Preparations for a ceremony of a different kind are under way in Luqhoqhweni, a village across the valley.
Yongama Ngunuza, now as old as Ayabonga Jokanisi was when he died, is preparing for his final passage to manhood. For the past month, he has been dressed in impahla zamakrwala, an outfit worn by young men after returning from initiation.
Steamed bread and milky tea are shared among a room of young men, now Yongama’s peers. He takes sips of aromatic umqombothi in between undoing the buttons on his outfit as he sheds his adolescence.
Yongama’s mother, Ntombizolile Mosebetsane, has come home for the special occasion, but will begin the long journey back to the mines in a few hours, leaving Yongama, 15, alone and in charge of the homestead.
Ntombizolile now lives in Marikana, where she moved to take up the general cleaning job Lonmin offered her after her husband, Thabiso Mosebetsane, was shot twice in the head after being hounded onto the “killing koppie”, where the police killed 17 mineworkers.
Nomkitha Sompeta is also home from the mines for a few days. Like Ntombizolile, Nomkitha took up work as a general cleaner for Lonmin after her brother, Mzukisi, was killed at Marikana.
A light drizzle has not interrupted the celebratory mood at the Sompeta homestead. The ribbon on a newly built home – the third built for the families of the slain mineworkers by the Association of Mineworkers and Construction Union (Amcu) – is freshly cut.
But a latent grief gnaws at the festivities. Amcu officially opened the home on 9 August, the same day on which the strike started six years ago, and ended in Mzukisi Sompeta’s death.

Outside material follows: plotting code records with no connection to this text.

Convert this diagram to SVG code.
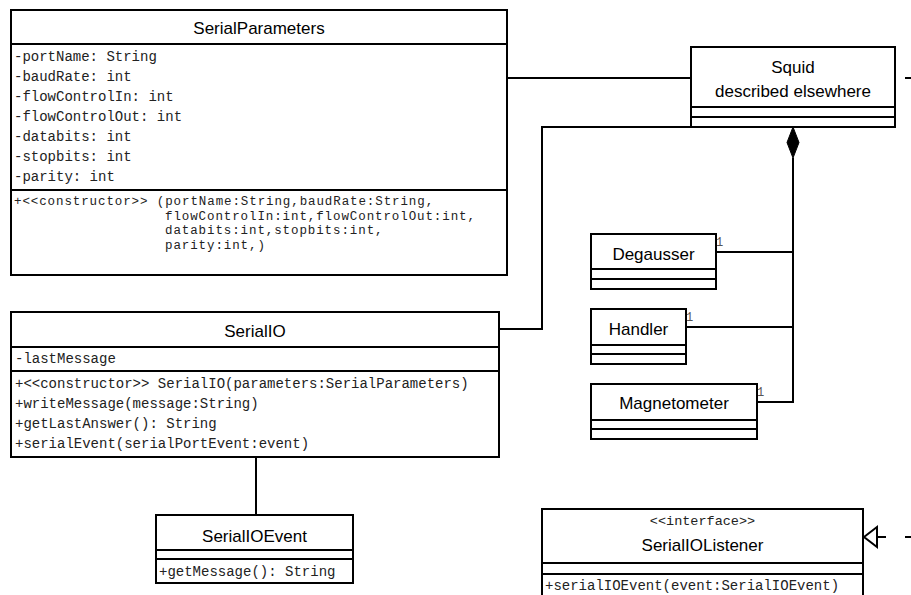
<svg xmlns="http://www.w3.org/2000/svg" width="911" height="595" viewBox="0 0 911 595">
<style>
.box{fill:#fff;stroke:#000;stroke-width:2}
.sep{stroke:#000;stroke-width:2}
.t{font-family:"Liberation Sans",Arial,sans-serif;font-size:17px;fill:#000;text-anchor:middle}
.m{font-family:"Liberation Mono","Courier New",monospace;font-size:14px;fill:#222}
.mc{font-family:"Liberation Mono","Courier New",monospace;font-size:12.5px;letter-spacing:0.9px;fill:#222}
.st{font-family:"Liberation Mono","Courier New",monospace;font-size:13.5px;fill:#222;text-anchor:middle}
.mul{font-family:"Liberation Mono","Courier New",monospace;font-size:12px;fill:#555}
.c{fill:none;stroke:#000;stroke-width:2}
.d{fill:none;stroke:#000;stroke-width:2;stroke-dasharray:9 19}
</style>
<rect width="911" height="595" fill="#fff"/>
<g id="connectors">
<line class="c" x1="507" y1="78" x2="691" y2="78"/>
<polyline class="c" points="499,329 542,329 542,127 691,127"/>
<polyline class="c" points="793,158 793,402 757,402"/>
<polygon points="793,127 799,142.5 793,158 787,142.5" fill="#000" stroke="#000" stroke-width="1"/>
<line class="c" x1="716" y1="252" x2="793" y2="252"/>
<line class="c" x1="686" y1="327" x2="793" y2="327"/>
<line class="c" x1="256" y1="457" x2="256" y2="515"/>
<line class="c" x1="905" y1="78" x2="911" y2="78"/>
<line class="d" x1="877" y1="537" x2="911" y2="537"/>
<polygon points="864,537 877,527 877,547" fill="#fff" stroke="#000" stroke-width="2"/>
<text class="mul" x="716" y="246">1</text>
<text class="mul" x="686" y="321">1</text>
<text class="mul" x="757" y="396">1</text>
</g>
<g id="SerialParameters">
<rect class="box" x="11" y="10" width="496" height="265"/>
<line class="sep" x1="11" y1="44" x2="507" y2="44"/>
<line class="sep" x1="11" y1="190" x2="507" y2="190"/>
<text class="t" x="259" y="34">SerialParameters</text>
<text class="m" x="14" y="61">-portName: String</text>
<text class="m" x="14" y="81">-baudRate: int</text>
<text class="m" x="14" y="101">-flowControlIn: int</text>
<text class="m" x="14" y="121">-flowControlOut: int</text>
<text class="m" x="14" y="141">-databits: int</text>
<text class="m" x="14" y="161">-stopbits: int</text>
<text class="m" x="14" y="181">-parity: int</text>
<text class="mc" x="14" y="205">+&lt;&lt;constructor&gt;&gt; (portName:String,baudRate:String,</text>
<text class="mc" x="165" y="219.5">flowControlIn:int,flowControlOut:int,</text>
<text class="mc" x="165" y="234">databits:int,stopbits:int,</text>
<text class="mc" x="165" y="248.5">parity:int,)</text>
</g>
<g id="Squid">
<rect class="box" x="691" y="47" width="204" height="80"/>
<line class="sep" x1="691" y1="107" x2="895" y2="107"/>
<line class="sep" x1="691" y1="117" x2="895" y2="117"/>
<text class="t" x="793" y="73">Squid</text>
<text class="t" x="793" y="97">described elsewhere</text>
</g>
<g id="Degausser">
<rect class="box" x="591" y="234" width="125" height="55"/>
<line class="sep" x1="591" y1="269" x2="716" y2="269"/>
<line class="sep" x1="591" y1="279" x2="716" y2="279"/>
<text class="t" x="653.5" y="260">Degausser</text>
</g>
<g id="Handler">
<rect class="box" x="591" y="309" width="95" height="55"/>
<line class="sep" x1="591" y1="345" x2="686" y2="345"/>
<line class="sep" x1="591" y1="354" x2="686" y2="354"/>
<text class="t" x="638.5" y="335">Handler</text>
</g>
<g id="Magnetometer">
<rect class="box" x="591" y="384" width="166" height="55"/>
<line class="sep" x1="591" y1="420" x2="757" y2="420"/>
<line class="sep" x1="591" y1="429" x2="757" y2="429"/>
<text class="t" x="674" y="409">Magnetometer</text>
</g>
<g id="SerialIO">
<rect class="box" x="11" y="312" width="488" height="145"/>
<line class="sep" x1="11" y1="347" x2="499" y2="347"/>
<line class="sep" x1="11" y1="371" x2="499" y2="371"/>
<text class="t" x="255" y="337">SerialIO</text>
<text class="m" x="15" y="363">-lastMessage</text>
<text class="m" x="15" y="388">+&lt;&lt;constructor&gt;&gt; SerialIO(parameters:SerialParameters)</text>
<text class="m" x="15" y="408">+writeMessage(message:String)</text>
<text class="m" x="15" y="428">+getLastAnswer(): String</text>
<text class="m" x="15" y="448">+serialEvent(serialPortEvent:event)</text>
</g>
<g id="SerialIOEvent">
<rect class="box" x="156" y="515" width="197" height="68"/>
<line class="sep" x1="156" y1="550" x2="353" y2="550"/>
<line class="sep" x1="156" y1="559" x2="353" y2="559"/>
<text class="t" x="254.5" y="542">SerialIOEvent</text>
<text class="m" x="159" y="576">+getMessage(): String</text>
</g>
<g id="SerialIOListener">
<rect class="box" x="542" y="509" width="321" height="100"/>
<line class="sep" x1="542" y1="563" x2="863" y2="563"/>
<line class="sep" x1="542" y1="574" x2="863" y2="574"/>
<text class="st" x="702.5" y="525">&lt;&lt;interface&gt;&gt;</text>
<text class="t" x="702.5" y="551">SerialIOListener</text>
<text class="m" x="545" y="590">+serialIOEvent(event:SerialIOEvent)</text>
</g>
</svg>
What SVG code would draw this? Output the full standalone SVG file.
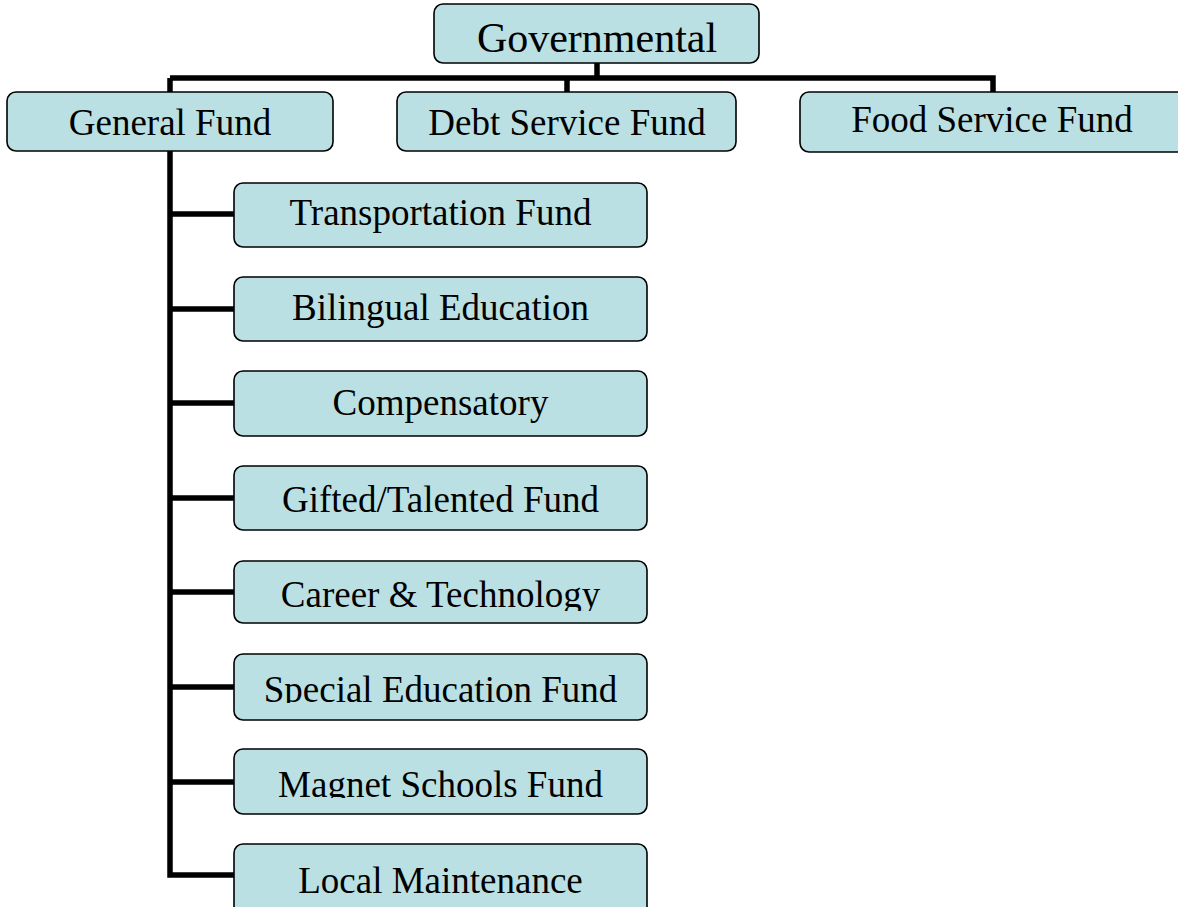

“The pain is the same now as it was then,” says Nomkitha.
While the house represents hope in the midst of a tide of broken promises by government to compensate the loss of her brother, Nomkitha says it will also be a constant reminder of the family’s loss.
Mzukisi’s brick grave is visible through the unused bedroom windows. He has been buried in a corner of the garden, near his father, who died only a few months after Mzukisi was shot down at Marikana. The old man collapsed and died after watching a news broadcast of the massacre.
In Vanderbijlpark, 200km south of Marikana, the massacre’s long shadow has taken root only a stone’s throw away from Sharpeville, the site of another state-sanctioned slaughter.
Sitting in her new home – also built by Amcu – Mathabang Ntsenyeho says that she wants “to bury the pain”. She whispers, almost under her breath, however, that it may never vanish.
August is a difficult month. The memory of her husband, Andries, and “what was done to him”, are always foremost in her mind.
A Nelson Mandela quote appears on the television between the soapies playing in the background: “Resentment is like drinking poison and hoping it will kill your enemies.”
In the Ntsenyehos’ living room, Mandela’s words ring hollow.
Andries’ son Thabang was one of the family members who took up the jobs offered by Lonmin after their loved ones had been killed at Marikana.
Thabang told New Frame, however, that he never chose to “inherit another man’s life”. Wiry and reserved in his mother’s front yard, Thabang recounts how the massacre imposed a job on him that he had never imagined.
Five years after Andries Ntsenyeho led demands for Lonmin to pay a living wage, Thabang, downcast by a life on the mines, a life he never chose, left the job in which he had succeeded his father.
Thabang has been unemployed since. In a macabre turn, he told New Frame he will be using the experience he gained at Lonmin to try and find work in the gold fields.
“I have a plan,” says Thabang, “Lonmin is not as important for me. I want to do it my way.”